• _To do_:
In the material below, find the line with "Rebuild this diagram"; set down that line and every line after it to the end, exactly, without pictures.

• _Available records_:
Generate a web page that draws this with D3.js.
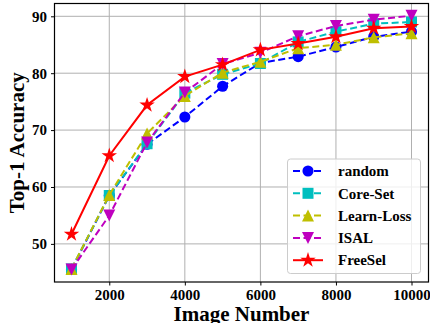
<!DOCTYPE html>
<html>
<head>
<meta charset="utf-8">
<script src="https://cdn.jsdelivr.net/npm/d3@7"></script>
<style>
  body { margin: 0; background: #fff; }
  svg text { font-family: "Liberation Serif", "Times New Roman", serif; font-weight: bold; }
</style>
</head>
<body>
<svg id="chart" width="430" height="323"></svg>
<script>
// data
var imageNumbers = [1000, 2000, 3000, 4000, 5000, 6000, 7000, 8000, 9000, 10000];
var randomAcc    = [45.5, 58.5, 67.5, 72.3, 77.7, 81.8, 82.9, 84.6, 86.4, 87.3];
var coreSetAcc   = [45.6, 58.5, 67.6, 76.5, 79.8, 81.7, 85.5, 87.3, 88.7, 89.0];
var learnLossAcc = [45.6, 58.6, 69.4, 76.0, 80.1, 82.0, 84.4, 85.0, 86.3, 87.0];
var isalAcc      = [45.5, 55.0, 67.8, 76.6, 81.6, 83.6, 86.5, 88.3, 89.4, 90.1];
var freeSelAcc   = [51.7, 65.5, 74.4, 79.4, 81.5, 84.1, 85.2, 86.4, 87.9, 88.2];
var xTicks = [2000, 4000, 6000, 8000, 10000];
var yTicks = [50, 60, 70, 80, 90];

var series = [
    { name: "random",     values: randomAcc,    color: "#0000ff", marker: "circle",  dashed: true },
    { name: "Core-Set",   values: coreSetAcc,   color: "#00bfbf", marker: "square",  dashed: true },
    { name: "Learn-Loss", values: learnLossAcc, color: "#bfbf00", marker: "triUp",   dashed: true },
    { name: "ISAL",       values: isalAcc,      color: "#bf00bf", marker: "triDown", dashed: true },
    { name: "FreeSel",    values: freeSelAcc,   color: "#ff0000", marker: "star",    dashed: false }
];

var svg = d3.select("#chart"),
    plotLeft = 54.5, plotRight = 428.5, plotTop = 3.5, plotBottom = 282;

var x = d3.scaleLinear().domain([550, 10450]).range([plotLeft, plotRight]);
var y = d3.scaleLinear().domain([43.3, 92.25]).range([plotBottom, plotTop]);

// marker shapes, centred on the bounding box like matplotlib
function markerPath(type, s) {
    var h = s / 2;
    if (type == "circle") return d3.symbol(d3.symbolCircle, Math.PI * h * h * 0.85)();
    if (type == "square") return "M" + -h + "," + -h + "H" + h + "V" + h + "H" + -h + "Z";
    if (type == "triUp") return "M0," + -h + "L" + h + "," + h + "L" + -h + "," + h + "Z";
    if (type == "triDown") return "M0," + h + "L" + h + "," + -h + "L" + -h + "," + -h + "Z";
    // star
    var pts = [];
    for (var i = 0; i < 10; i++) {
        var r = i % 2 ? h * 0.382 * 1.25 : h * 1.25,
            a = -Math.PI / 2 + i * Math.PI / 5;
        pts.push([r * Math.cos(a), r * Math.sin(a)]);
    }
    return "M" + pts.join("L") + "Z";
}
var markerSize = { circle: 12, square: 11, triUp: 12, triDown: 12, star: 13 };

// grid
svg.append("g").selectAll("line").data(xTicks).enter().append("line")
    .attr("x1", function (d) { return x(d); }).attr("x2", function (d) { return x(d); })
    .attr("y1", plotTop).attr("y2", plotBottom)
    .attr("stroke", "#b0b0b0").attr("stroke-width", 1);
svg.append("g").selectAll("line").data(yTicks).enter().append("line")
    .attr("y1", function (d) { return y(d); }).attr("y2", function (d) { return y(d); })
    .attr("x1", plotLeft).attr("x2", plotRight)
    .attr("stroke", "#b0b0b0").attr("stroke-width", 1);

// axes
var xAxis = svg.append("g")
    .attr("transform", "translate(0," + plotBottom + ")")
    .call(d3.axisBottom(x).tickValues(xTicks).tickFormat(d3.format("d")).tickSize(3.5).tickPadding(4));
var yAxis = svg.append("g")
    .attr("transform", "translate(" + plotLeft + ",0)")
    .call(d3.axisLeft(y).tickValues(yTicks).tickFormat(d3.format("d")).tickSize(3.5).tickPadding(4));
[xAxis, yAxis].forEach(function (ax) {
    ax.select(".domain").remove();
    ax.selectAll("text").attr("font-size", 15).attr("fill", "#000")
        .style("font-family", "'Liberation Serif', serif").style("font-weight", "bold");
    ax.selectAll("line").attr("stroke", "#000");
});

// lines + markers
var line = d3.line()
    .x(function (d, i) { return x(imageNumbers[i]); })
    .y(function (d) { return y(d); });

series.forEach(function (s) {
    var g = svg.append("g");
    g.append("path")
        .attr("d", line(s.values))
        .attr("fill", "none")
        .attr("stroke", s.color)
        .attr("stroke-width", 2)
        .attr("stroke-dasharray", s.dashed ? "7,3.5" : null);
    g.selectAll("path.pt").data(s.values).enter().append("path")
        .attr("class", "pt")
        .attr("transform", function (d, i) { return "translate(" + x(imageNumbers[i]) + "," + y(d) + ")"; })
        .attr("d", markerPath(s.marker, markerSize[s.marker]))
        .attr("fill", s.color);
});

// frame
svg.append("rect")
    .attr("x", plotLeft).attr("y", plotTop)
    .attr("width", plotRight - plotLeft).attr("height", plotBottom - plotTop)
    .attr("fill", "none").attr("stroke", "#000").attr("stroke-width", 1.2);

// legend
var legend = svg.append("g");
legend.append("rect")
    .attr("x", 287.5).attr("y", 159).attr("width", 133).attr("height", 114.5)
    .attr("rx", 3)
    .attr("fill", "#fff").attr("fill-opacity", 0.8)
    .attr("stroke", "#cccccc").attr("stroke-width", 1);
var item = legend.selectAll("g.item").data(series).enter().append("g")
    .attr("class", "item")
    .attr("transform", function (d, i) { return "translate(0," + (171 + i * 22.3) + ")"; });
item.append("line")
    .attr("x1", 293).attr("x2", 323)
    .attr("stroke", function (d) { return d.color; })
    .attr("stroke-width", 2)
    .attr("stroke-dasharray", function (d) { return d.dashed ? "7,3.5" : null; });
item.append("path")
    .attr("transform", "translate(308,0)")
    .attr("d", function (d) { return markerPath(d.marker, markerSize[d.marker]); })
    .attr("fill", function (d) { return d.color; });
item.append("text")
    .attr("x", 338).attr("dy", "0.35em")
    .attr("font-size", 15)
    .text(function (d) { return d.name; });

// axis titles
svg.append("text")
    .attr("x", (plotLeft + plotRight) / 2).attr("y", 321)
    .attr("text-anchor", "middle").attr("font-size", 21)
    .text("Image Number");
svg.append("text")
    .attr("transform", "translate(24," + (plotTop + plotBottom) / 2 + ") rotate(-90)")
    .attr("text-anchor", "middle").attr("font-size", 21)
    .text("Top-1 Accuracy");
</script>
</body>
</html>
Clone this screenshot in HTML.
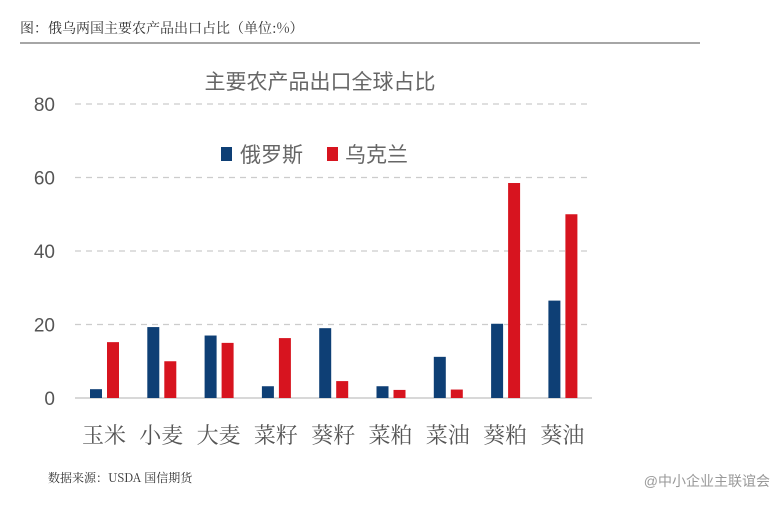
<!DOCTYPE html>
<html><head><meta charset="utf-8"><style>
body{margin:0;background:#fff;width:774px;height:500px;overflow:hidden;font-family:"Liberation Sans","Noto Sans CJK SC",sans-serif;}
</style></head><body>
<svg width="774" height="500" xmlns="http://www.w3.org/2000/svg">
<text x="20" y="33" font-size="14" fill="#333" font-family="'Noto Serif CJK SC',serif">图：俄乌两国主要农产品出口占比（单位:%）</text>
<line x1="20" y1="43" x2="700" y2="43" stroke="#888" stroke-width="1.5"/>
<text x="320" y="89" font-size="21" fill="#666" text-anchor="middle" font-family="'Noto Sans CJK SC',sans-serif">主要农产品出口全球占比</text>
<g id="grid"></g><g id="bars"></g><g id="labels"></g>
<rect x="221" y="147" width="11" height="14" fill="#0e3f75"/>
<text x="240" y="162" font-size="21" fill="#666" font-family="'Noto Sans CJK SC',sans-serif">俄罗斯</text>
<rect x="327" y="147" width="11" height="14" fill="#d7141f"/>
<text x="345" y="162" font-size="21" fill="#666" font-family="'Noto Sans CJK SC',sans-serif">乌克兰</text>
<text x="48" y="482" font-size="12" fill="#333" font-family="'Noto Serif CJK SC',serif">数据来源：USDA  国信期货</text>
<text x="770" y="486" font-size="14" fill="#999" text-anchor="end">@中小企业主联谊会</text>
</svg>
<script>
const categories=["玉米","小麦","大麦","菜籽","葵籽","菜粕","菜油","葵粕","葵油"];
const russia=[2.4,19.3,17,3.2,19,3.2,11.2,20.2,26.5];
const ukraine=[15.2,10,15,16.3,4.6,2.2,2.3,58.5,50];
const ticks=[0,20,40,60,80];
const NS="http://www.w3.org/2000/svg";
const y=v=>398-v*3.675;
const xc=i=>104+i*57.3;
function mk(t,a,p){const e=document.createElementNS(NS,t);for(const k in a)e.setAttribute(k,a[k]);document.getElementById(p).appendChild(e);return e;}
ticks.forEach(t=>{
 const l=mk('line',{x1:75,x2:592,y1:y(t),y2:y(t),stroke:t?'#ccc':'#ccc','stroke-width':t?1.3:1.5,'stroke-dasharray':t?'6,5':'none'},'grid');
 
 
 const tx=mk('text',{x:55,y:y(t)+7,'font-size':19,fill:'#555','text-anchor':'end'},'grid');
 tx.textContent=t;
 
 
});
categories.forEach((c,i)=>{
 const b=mk('rect',{x:xc(i)-14,y:y(russia[i]),width:12,height:398-y(russia[i]),fill:'#0e3f75'},'bars');
 
 
 const r=mk('rect',{x:xc(i)+3,y:y(ukraine[i]),width:12,height:398-y(ukraine[i]),fill:'#d7141f'},'bars');
 
 
 const t=mk('text',{x:xc(i),y:443,'font-size':22,fill:'#555','text-anchor':'middle','font-family':"'Noto Serif CJK SC',serif"},'labels');
 t.textContent=c;
 
 
});
</script>
</body></html>
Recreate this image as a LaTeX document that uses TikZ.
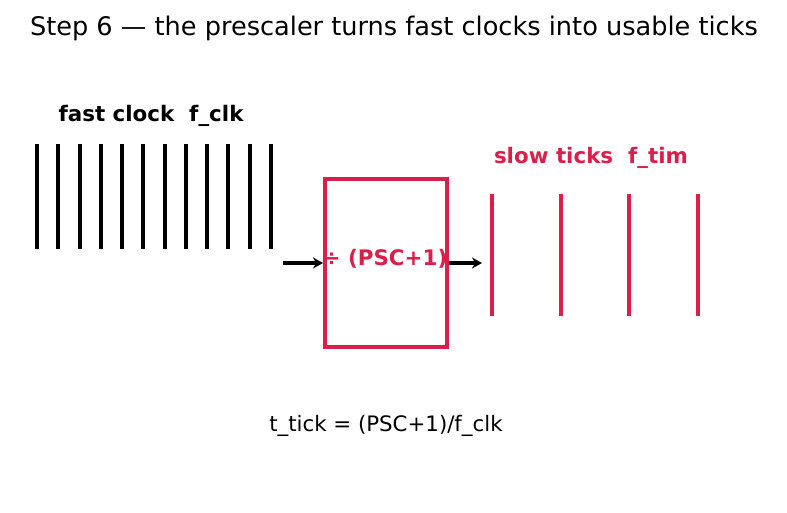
\documentclass[tikz,border=0pt]{standalone}
\usepackage{fontspec}
\setmainfont{DejaVu Sans}
\usetikzlibrary{arrows.meta}
\definecolor{crim}{HTML}{DC1E4B}
\tikzset{
  fastbar/.style={line width=4pt, black},
  slowbar/.style={line width=4pt, crim},
  flow/.style={line width=3.5pt, -{Stealth[length=10pt,width=11pt]}},
  lbl/.style={font=\fontsize{21.4}{25}\selectfont\bfseries, inner sep=0pt},
}
\begin{document}
\begin{tikzpicture}[x=1pt,y=-1pt]
\useasboundingbox (0,0) rectangle (787,512);
\node[font=\fontsize{25.6}{30}\selectfont, inner sep=0pt] (title) at (394,28) {Step 6 — the prescaler turns fast clocks into usable ticks};
\node[lbl] (fastlbl) at (151,116) {fast clock\ \ f\_clk};
\node[lbl, text=crim] (slowlbl) at (591,158) {slow ticks\ \ f\_tim};
\foreach \i in {0,...,11} {
  \draw[fastbar] ({37+\i*21.27},144) -- ({37+\i*21.27},249);
}
\foreach \x in {492,561,629,698} {
  \draw[slowbar] (\x,194) -- (\x,316);
}
\node[draw=crim, line width=4pt, minimum width=122pt, minimum height=168pt, inner sep=0pt] (box) at (386,263) {};
\node[lbl, text=crim] (div) at (385,259) {÷ (PSC+1)};
\coordinate (in) at (283,263);
\coordinate (out) at (482,263);
\draw[flow] (in) -- (box.west);
\draw[flow] (box.east) -- (out);
\node[font=\fontsize{21.3}{25}\selectfont, inner sep=0pt] (formula) at (386,426) {t\_tick = (PSC+1)/f\_clk};
\end{tikzpicture}
\end{document}
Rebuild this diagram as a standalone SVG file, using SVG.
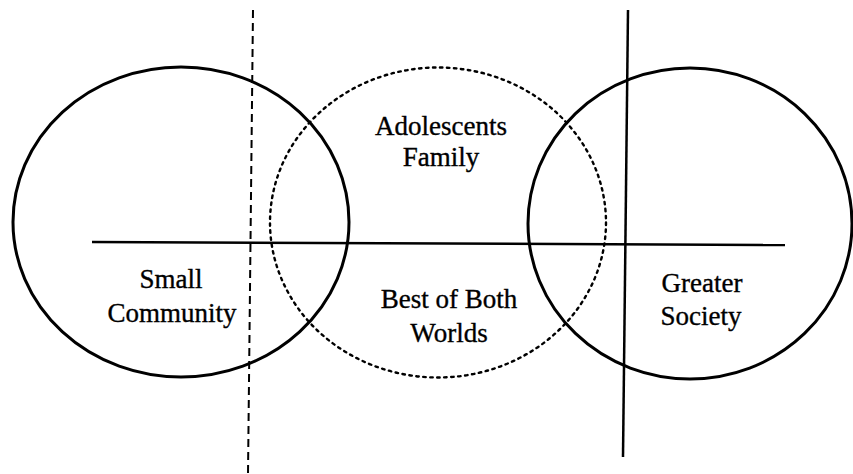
<svg xmlns="http://www.w3.org/2000/svg" width="853" height="474" viewBox="0 0 853 474">
  <style>
    .ring { fill: none; stroke: #000; stroke-width: 3; }
    .ring-dotted { fill: none; stroke: #000; stroke-width: 2.4; stroke-dasharray: 2.5 4.5; stroke-linecap: round; }
    .axis { stroke: #000; stroke-width: 2.5; fill: none; }
    .axis-dashed { stroke: #000; stroke-width: 2; stroke-dasharray: 8 5; fill: none; }
    .label { font-family: "Liberation Serif", "Times New Roman", serif; font-size: 27px; fill: #000; stroke: #000; stroke-width: 0.35; text-anchor: middle; }
  </style>
  <rect width="853" height="474" fill="#fff"/>

  <g id="small-community">
    <ellipse class="ring" cx="181" cy="222" rx="168" ry="155"/>
    <text class="label" x="171" y="288">Small</text>
    <text class="label" x="172" y="322">Community</text>
  </g>

  <g id="adolescents-family">
    <ellipse class="ring-dotted" cx="438" cy="222.5" rx="168" ry="155"/>
    <text class="label" x="441" y="135">Adolescents</text>
    <text class="label" x="441" y="166">Family</text>
    <text class="label" x="449" y="308">Best of Both</text>
    <text class="label" x="449" y="342">Worlds</text>
  </g>

  <g id="greater-society">
    <ellipse class="ring" cx="690" cy="223.5" rx="162" ry="155.5"/>
    <text class="label" x="702" y="292">Greater</text>
    <text class="label" x="701" y="325">Society</text>
  </g>

  <g id="connectors">
    <line class="axis" x1="92" y1="242" x2="785" y2="245"/>
    <line class="axis-dashed" x1="253" y1="10" x2="248" y2="474"/>
    <line class="axis" x1="628" y1="10" x2="623" y2="457"/>
  </g>
</svg>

• _Answer to this task_:
Rebuild this diagram as a standalone SVG file, using SVG.
<svg xmlns="http://www.w3.org/2000/svg" width="853" height="474" viewBox="0 0 853 474">
  <style>
    .ring { fill: none; stroke: #000; stroke-width: 3; }
    .ring-dotted { fill: none; stroke: #000; stroke-width: 2.4; stroke-dasharray: 2.5 4.5; stroke-linecap: round; }
    .axis { stroke: #000; stroke-width: 2.5; fill: none; }
    .axis-dashed { stroke: #000; stroke-width: 2; stroke-dasharray: 8 5; fill: none; }
    .label { font-family: "Liberation Serif", "Times New Roman", serif; font-size: 27px; fill: #000; stroke: #000; stroke-width: 0.35; text-anchor: middle; }
  </style>
  <rect width="853" height="474" fill="#fff"/>

  <g id="small-community">
    <ellipse class="ring" cx="181" cy="222" rx="168" ry="155"/>
    <text class="label" x="171" y="288">Small</text>
    <text class="label" x="172" y="322">Community</text>
  </g>

  <g id="adolescents-family">
    <ellipse class="ring-dotted" cx="438" cy="222.5" rx="168" ry="155"/>
    <text class="label" x="441" y="135">Adolescents</text>
    <text class="label" x="441" y="166">Family</text>
    <text class="label" x="449" y="308">Best of Both</text>
    <text class="label" x="449" y="342">Worlds</text>
  </g>

  <g id="greater-society">
    <ellipse class="ring" cx="690" cy="223.5" rx="162" ry="155.5"/>
    <text class="label" x="702" y="292">Greater</text>
    <text class="label" x="701" y="325">Society</text>
  </g>

  <g id="connectors">
    <line class="axis" x1="92" y1="242" x2="785" y2="245"/>
    <line class="axis-dashed" x1="253" y1="10" x2="248" y2="474"/>
    <line class="axis" x1="628" y1="10" x2="623" y2="457"/>
  </g>
</svg>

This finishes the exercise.